====== Data to use ======
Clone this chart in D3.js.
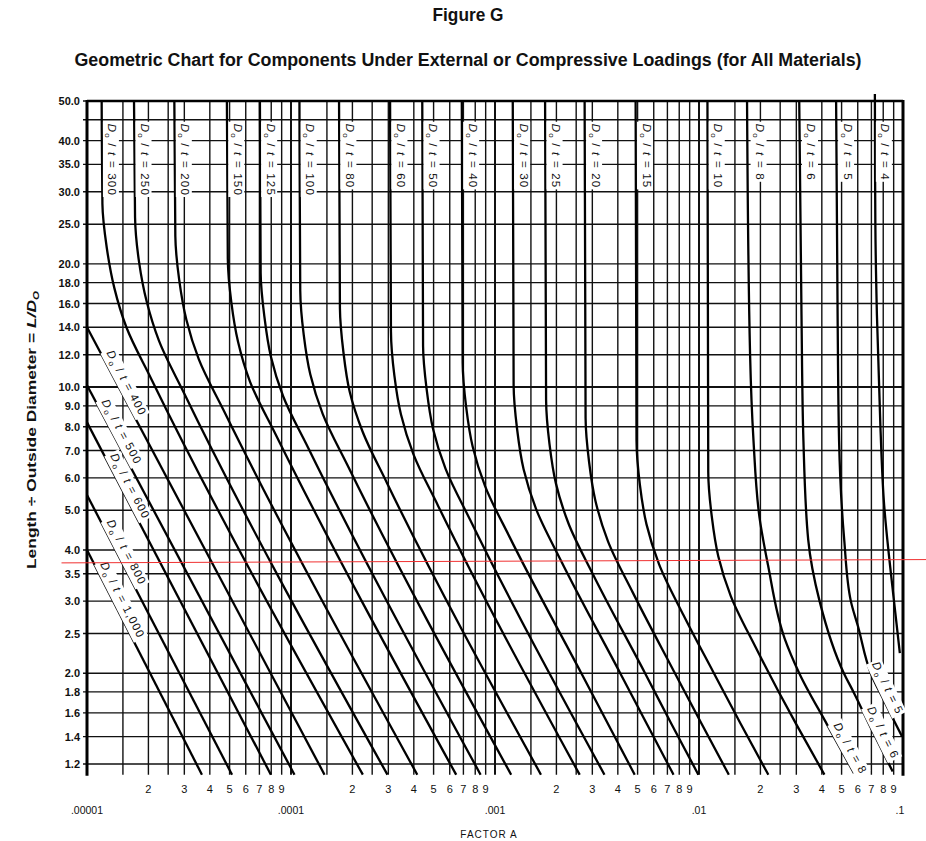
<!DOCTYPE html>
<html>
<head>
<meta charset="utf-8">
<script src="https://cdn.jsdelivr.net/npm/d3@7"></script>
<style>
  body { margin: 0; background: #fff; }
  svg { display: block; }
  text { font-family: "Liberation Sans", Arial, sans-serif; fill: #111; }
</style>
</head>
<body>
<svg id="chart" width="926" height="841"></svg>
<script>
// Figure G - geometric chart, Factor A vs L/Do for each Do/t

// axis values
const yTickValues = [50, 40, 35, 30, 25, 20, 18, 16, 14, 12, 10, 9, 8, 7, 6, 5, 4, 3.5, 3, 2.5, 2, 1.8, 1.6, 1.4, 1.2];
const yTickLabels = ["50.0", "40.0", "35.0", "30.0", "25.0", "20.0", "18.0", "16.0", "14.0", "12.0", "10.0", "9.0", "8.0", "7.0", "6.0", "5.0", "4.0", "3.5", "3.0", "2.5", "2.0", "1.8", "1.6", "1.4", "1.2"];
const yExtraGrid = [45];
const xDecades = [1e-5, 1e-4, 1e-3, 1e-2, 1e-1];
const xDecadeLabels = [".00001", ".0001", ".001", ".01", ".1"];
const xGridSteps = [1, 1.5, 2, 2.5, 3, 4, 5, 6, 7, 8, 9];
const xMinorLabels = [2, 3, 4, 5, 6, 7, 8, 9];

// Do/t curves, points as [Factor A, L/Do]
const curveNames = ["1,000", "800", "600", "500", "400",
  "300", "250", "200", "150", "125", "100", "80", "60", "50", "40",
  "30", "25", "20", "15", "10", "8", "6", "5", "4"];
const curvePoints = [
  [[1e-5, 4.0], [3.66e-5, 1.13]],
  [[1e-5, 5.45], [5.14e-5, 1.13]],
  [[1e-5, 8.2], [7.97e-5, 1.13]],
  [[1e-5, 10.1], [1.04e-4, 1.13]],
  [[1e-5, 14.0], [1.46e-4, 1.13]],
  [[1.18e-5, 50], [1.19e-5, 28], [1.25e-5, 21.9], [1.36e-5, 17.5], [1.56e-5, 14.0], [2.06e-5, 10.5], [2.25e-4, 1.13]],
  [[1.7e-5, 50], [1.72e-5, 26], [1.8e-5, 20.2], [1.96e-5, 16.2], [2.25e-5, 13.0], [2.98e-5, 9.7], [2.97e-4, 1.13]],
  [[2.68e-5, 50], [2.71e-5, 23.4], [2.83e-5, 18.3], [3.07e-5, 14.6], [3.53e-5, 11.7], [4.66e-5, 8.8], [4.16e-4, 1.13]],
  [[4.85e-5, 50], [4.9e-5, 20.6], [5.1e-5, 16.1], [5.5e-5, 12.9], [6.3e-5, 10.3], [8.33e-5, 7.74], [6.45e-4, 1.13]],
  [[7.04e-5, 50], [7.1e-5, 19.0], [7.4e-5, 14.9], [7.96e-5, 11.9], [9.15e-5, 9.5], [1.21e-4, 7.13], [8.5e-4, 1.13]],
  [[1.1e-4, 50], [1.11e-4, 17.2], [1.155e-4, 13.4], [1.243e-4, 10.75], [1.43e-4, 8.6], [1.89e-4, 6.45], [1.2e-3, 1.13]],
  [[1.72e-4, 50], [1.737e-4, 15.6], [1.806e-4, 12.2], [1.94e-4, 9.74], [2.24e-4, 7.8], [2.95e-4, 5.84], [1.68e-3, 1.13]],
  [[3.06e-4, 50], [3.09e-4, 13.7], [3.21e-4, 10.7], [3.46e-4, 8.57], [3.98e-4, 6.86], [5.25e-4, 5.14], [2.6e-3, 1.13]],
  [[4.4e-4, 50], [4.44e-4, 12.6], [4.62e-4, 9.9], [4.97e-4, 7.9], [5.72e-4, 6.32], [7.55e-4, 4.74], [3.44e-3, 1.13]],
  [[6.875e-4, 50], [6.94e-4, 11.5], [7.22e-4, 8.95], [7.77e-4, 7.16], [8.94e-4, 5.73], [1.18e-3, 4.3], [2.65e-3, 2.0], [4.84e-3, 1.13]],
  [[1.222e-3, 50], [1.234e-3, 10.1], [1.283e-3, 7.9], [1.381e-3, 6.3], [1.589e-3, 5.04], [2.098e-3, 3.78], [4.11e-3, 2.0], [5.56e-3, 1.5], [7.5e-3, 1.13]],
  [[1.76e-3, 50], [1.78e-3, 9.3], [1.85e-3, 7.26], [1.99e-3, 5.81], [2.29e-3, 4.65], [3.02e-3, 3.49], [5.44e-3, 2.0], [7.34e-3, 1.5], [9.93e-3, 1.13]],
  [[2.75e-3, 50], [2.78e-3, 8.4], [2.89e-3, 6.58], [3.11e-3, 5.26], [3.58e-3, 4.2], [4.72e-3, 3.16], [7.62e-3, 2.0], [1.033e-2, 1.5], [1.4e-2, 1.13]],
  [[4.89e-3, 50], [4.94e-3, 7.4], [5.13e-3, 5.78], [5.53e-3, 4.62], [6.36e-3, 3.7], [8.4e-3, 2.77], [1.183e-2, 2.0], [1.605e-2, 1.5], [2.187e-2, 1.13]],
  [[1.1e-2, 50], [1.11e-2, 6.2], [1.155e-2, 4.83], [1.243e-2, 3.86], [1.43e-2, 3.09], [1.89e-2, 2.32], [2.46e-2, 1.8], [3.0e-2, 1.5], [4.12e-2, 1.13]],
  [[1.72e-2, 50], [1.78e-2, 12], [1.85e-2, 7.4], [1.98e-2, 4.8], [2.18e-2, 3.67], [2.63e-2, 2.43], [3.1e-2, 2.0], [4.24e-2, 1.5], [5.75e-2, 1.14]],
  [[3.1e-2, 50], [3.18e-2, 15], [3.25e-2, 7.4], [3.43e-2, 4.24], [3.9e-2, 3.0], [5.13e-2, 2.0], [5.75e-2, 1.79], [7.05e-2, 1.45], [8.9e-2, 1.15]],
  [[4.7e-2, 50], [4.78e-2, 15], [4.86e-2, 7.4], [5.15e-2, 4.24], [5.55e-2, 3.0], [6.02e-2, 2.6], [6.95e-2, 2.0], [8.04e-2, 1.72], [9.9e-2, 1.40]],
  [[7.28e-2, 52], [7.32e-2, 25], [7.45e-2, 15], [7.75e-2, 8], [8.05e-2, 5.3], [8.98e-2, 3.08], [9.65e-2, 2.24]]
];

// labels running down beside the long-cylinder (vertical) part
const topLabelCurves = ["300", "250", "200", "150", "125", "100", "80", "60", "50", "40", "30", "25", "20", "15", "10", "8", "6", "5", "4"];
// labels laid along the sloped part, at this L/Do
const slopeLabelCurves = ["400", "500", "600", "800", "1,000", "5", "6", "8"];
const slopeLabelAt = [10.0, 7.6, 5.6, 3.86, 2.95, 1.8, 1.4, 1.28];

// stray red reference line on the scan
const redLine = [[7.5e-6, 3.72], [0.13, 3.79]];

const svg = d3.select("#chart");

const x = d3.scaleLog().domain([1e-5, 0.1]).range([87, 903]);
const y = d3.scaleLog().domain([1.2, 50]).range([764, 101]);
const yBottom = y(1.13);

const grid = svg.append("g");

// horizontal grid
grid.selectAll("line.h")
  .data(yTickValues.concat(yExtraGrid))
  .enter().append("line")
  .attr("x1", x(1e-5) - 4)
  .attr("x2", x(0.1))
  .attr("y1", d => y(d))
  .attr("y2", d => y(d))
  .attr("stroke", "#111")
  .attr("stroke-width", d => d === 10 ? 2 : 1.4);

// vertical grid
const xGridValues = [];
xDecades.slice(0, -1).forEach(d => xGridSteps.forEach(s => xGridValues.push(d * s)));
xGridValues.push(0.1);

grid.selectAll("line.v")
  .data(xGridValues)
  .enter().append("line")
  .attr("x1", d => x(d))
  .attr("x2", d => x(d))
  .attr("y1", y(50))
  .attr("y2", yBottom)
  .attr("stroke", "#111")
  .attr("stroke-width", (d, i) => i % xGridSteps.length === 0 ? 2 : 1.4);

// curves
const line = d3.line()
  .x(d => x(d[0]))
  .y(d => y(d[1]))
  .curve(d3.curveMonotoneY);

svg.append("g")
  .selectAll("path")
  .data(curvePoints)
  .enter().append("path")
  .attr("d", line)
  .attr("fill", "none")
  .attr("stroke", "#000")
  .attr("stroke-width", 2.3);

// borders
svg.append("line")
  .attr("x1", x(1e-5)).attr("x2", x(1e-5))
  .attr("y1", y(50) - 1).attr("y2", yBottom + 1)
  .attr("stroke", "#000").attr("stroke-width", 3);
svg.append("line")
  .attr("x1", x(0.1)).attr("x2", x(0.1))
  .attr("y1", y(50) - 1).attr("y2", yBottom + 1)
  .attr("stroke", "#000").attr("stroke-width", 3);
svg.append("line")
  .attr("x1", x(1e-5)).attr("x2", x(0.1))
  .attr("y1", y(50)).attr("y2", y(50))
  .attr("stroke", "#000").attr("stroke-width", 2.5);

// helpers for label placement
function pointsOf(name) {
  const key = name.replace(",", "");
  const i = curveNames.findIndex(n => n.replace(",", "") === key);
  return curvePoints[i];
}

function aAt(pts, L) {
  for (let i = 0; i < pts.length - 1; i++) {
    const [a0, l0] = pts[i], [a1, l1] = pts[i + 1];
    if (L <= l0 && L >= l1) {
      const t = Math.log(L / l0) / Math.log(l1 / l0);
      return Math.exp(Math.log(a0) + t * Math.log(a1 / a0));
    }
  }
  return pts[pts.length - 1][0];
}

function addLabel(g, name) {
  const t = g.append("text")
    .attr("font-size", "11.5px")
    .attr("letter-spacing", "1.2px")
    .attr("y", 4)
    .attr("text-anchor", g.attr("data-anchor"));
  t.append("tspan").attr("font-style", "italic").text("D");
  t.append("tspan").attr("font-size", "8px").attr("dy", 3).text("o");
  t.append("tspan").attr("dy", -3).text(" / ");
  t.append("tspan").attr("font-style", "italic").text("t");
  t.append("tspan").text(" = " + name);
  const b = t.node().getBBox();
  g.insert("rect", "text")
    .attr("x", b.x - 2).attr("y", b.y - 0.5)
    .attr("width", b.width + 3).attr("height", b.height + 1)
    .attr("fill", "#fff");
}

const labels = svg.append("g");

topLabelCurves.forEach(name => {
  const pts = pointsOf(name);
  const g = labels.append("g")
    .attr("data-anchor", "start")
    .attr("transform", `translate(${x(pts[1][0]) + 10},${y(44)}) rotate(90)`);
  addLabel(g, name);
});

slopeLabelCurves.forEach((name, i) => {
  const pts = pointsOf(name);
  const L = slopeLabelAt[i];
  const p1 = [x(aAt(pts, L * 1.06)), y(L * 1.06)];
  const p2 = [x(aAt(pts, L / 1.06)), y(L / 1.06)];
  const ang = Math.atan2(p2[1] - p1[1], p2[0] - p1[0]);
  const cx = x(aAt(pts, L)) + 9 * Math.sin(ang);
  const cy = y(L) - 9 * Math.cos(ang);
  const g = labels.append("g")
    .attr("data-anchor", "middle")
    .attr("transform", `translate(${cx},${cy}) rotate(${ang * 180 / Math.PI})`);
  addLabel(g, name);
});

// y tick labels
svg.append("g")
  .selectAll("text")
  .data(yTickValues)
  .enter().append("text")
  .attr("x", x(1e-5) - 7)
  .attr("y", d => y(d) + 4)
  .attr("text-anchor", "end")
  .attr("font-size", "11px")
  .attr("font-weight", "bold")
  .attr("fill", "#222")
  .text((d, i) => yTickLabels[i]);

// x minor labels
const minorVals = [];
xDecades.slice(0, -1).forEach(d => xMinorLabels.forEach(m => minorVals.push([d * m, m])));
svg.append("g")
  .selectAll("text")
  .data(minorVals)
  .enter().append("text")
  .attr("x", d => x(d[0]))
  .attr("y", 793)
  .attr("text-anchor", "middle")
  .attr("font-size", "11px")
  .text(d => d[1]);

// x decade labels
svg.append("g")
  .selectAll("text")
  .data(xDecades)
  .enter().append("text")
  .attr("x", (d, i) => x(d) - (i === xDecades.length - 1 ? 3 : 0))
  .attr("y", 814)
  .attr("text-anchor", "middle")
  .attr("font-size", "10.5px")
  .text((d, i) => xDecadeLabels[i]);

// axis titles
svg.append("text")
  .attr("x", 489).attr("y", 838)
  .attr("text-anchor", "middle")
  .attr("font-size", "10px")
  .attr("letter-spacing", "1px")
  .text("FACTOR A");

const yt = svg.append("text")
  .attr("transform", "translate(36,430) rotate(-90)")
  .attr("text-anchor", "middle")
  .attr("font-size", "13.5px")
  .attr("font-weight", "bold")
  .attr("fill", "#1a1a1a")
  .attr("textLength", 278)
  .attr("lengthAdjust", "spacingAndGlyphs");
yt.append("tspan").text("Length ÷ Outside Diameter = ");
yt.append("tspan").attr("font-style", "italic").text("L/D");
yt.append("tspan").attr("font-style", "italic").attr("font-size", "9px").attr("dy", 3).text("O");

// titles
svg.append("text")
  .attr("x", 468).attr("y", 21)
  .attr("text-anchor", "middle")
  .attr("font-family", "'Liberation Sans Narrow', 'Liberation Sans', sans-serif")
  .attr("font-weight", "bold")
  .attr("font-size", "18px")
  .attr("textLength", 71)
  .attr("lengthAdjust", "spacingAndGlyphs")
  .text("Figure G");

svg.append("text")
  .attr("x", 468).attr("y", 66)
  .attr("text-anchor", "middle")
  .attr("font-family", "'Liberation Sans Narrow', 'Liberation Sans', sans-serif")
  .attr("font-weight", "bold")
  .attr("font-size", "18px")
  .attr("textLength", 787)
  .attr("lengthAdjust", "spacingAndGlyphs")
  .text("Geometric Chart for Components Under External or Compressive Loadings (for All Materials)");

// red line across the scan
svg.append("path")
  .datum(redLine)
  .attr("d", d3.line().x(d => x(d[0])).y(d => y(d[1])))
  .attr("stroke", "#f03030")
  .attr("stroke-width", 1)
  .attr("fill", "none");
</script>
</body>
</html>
======
====== Data to use ======
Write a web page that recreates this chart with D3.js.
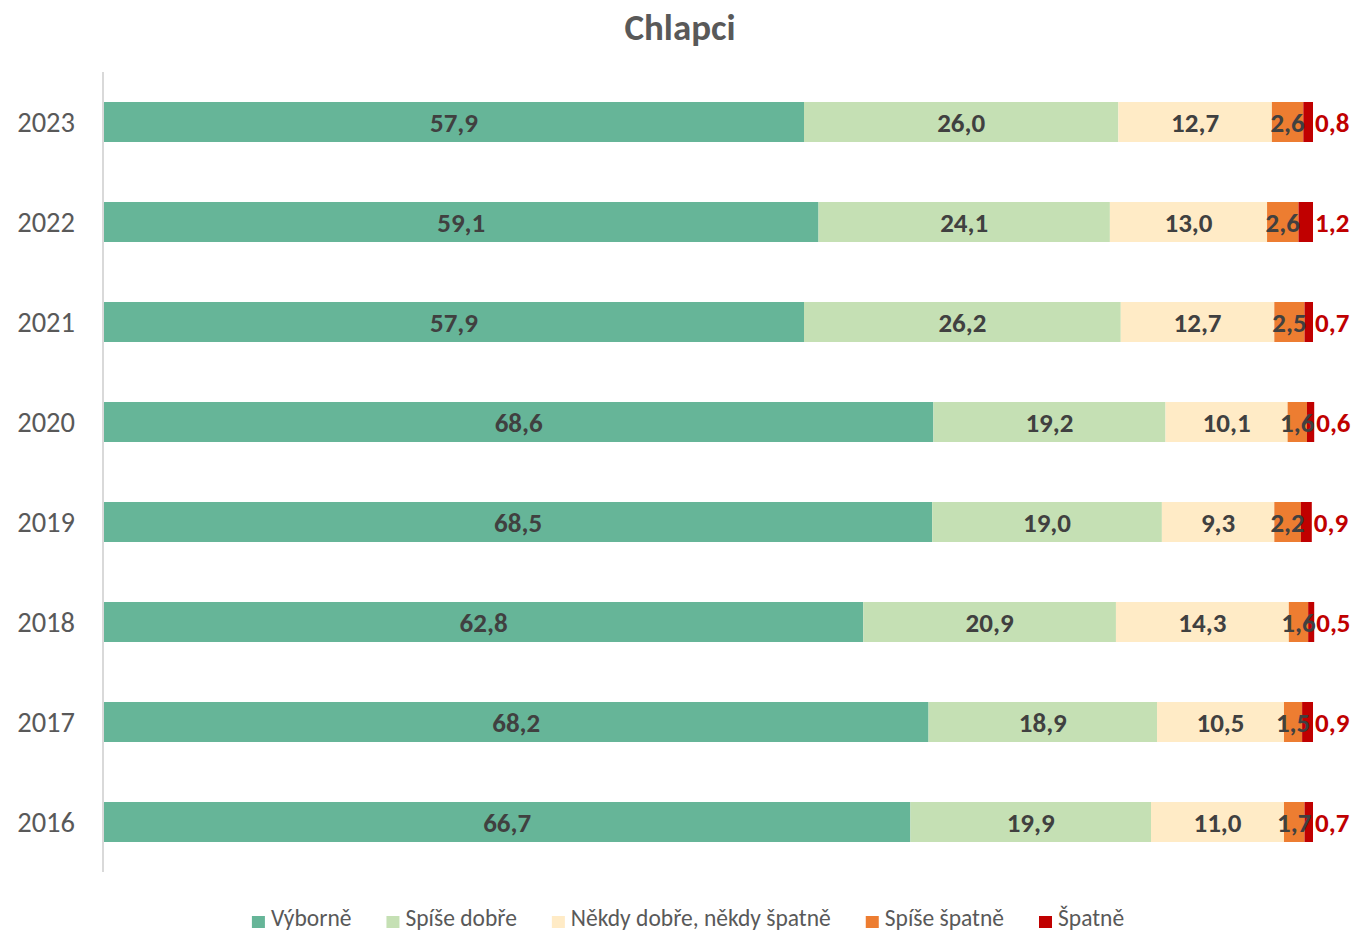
======
====== Data to use ======
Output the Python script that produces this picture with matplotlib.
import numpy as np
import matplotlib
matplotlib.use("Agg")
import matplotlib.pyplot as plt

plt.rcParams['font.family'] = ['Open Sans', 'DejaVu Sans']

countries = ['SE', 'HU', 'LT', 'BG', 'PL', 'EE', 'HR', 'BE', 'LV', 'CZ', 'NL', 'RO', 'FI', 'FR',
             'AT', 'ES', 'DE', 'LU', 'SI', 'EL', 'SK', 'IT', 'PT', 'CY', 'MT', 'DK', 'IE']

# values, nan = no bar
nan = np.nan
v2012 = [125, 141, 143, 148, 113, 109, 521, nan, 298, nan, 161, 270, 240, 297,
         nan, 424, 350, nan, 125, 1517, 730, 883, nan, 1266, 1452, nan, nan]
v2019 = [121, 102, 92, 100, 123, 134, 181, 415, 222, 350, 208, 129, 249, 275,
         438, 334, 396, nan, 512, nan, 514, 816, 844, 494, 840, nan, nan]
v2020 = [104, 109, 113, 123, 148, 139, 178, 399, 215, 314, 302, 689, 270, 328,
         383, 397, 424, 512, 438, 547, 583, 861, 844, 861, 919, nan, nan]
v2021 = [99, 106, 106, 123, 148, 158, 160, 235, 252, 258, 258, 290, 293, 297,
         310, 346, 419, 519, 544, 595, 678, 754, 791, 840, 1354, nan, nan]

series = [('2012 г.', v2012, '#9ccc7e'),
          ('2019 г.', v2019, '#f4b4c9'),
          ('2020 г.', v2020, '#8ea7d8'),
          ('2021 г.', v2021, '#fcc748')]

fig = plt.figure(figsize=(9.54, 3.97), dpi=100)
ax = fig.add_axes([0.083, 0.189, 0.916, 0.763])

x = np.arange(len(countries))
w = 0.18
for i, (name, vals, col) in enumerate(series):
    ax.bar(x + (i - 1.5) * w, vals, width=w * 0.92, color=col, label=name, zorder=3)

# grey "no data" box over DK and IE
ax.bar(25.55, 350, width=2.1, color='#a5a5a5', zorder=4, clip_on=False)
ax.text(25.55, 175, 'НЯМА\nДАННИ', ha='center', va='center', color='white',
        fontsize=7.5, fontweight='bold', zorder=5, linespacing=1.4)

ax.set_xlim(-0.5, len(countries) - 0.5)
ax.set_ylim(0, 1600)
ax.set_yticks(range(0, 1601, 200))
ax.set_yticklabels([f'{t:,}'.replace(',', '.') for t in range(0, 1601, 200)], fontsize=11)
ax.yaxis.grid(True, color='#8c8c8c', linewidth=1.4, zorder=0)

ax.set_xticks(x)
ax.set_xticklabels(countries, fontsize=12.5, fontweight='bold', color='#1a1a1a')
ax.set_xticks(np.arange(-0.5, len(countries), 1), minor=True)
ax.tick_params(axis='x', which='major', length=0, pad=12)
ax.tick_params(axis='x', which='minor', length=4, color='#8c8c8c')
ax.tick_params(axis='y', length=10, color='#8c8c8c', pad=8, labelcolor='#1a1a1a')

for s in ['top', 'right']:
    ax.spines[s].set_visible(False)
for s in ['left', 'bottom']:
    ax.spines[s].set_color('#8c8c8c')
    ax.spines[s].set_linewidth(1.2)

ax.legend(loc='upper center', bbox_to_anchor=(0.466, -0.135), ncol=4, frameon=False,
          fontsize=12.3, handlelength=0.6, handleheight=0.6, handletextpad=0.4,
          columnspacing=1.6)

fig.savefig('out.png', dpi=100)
======
**The problem:** Of the entries listed above, reproduce only the lines starting at the line containing "Output the Python" and ending at the line containing "plt.rcParams['font.family'] = ['Open". Include both, exactly as they stand.

**Output of the exercise:**
Output the Python script that produces this picture with matplotlib.
import numpy as np
import matplotlib
matplotlib.use("Agg")
import matplotlib.pyplot as plt

plt.rcParams['font.family'] = ['Open Sans', 'DejaVu Sans']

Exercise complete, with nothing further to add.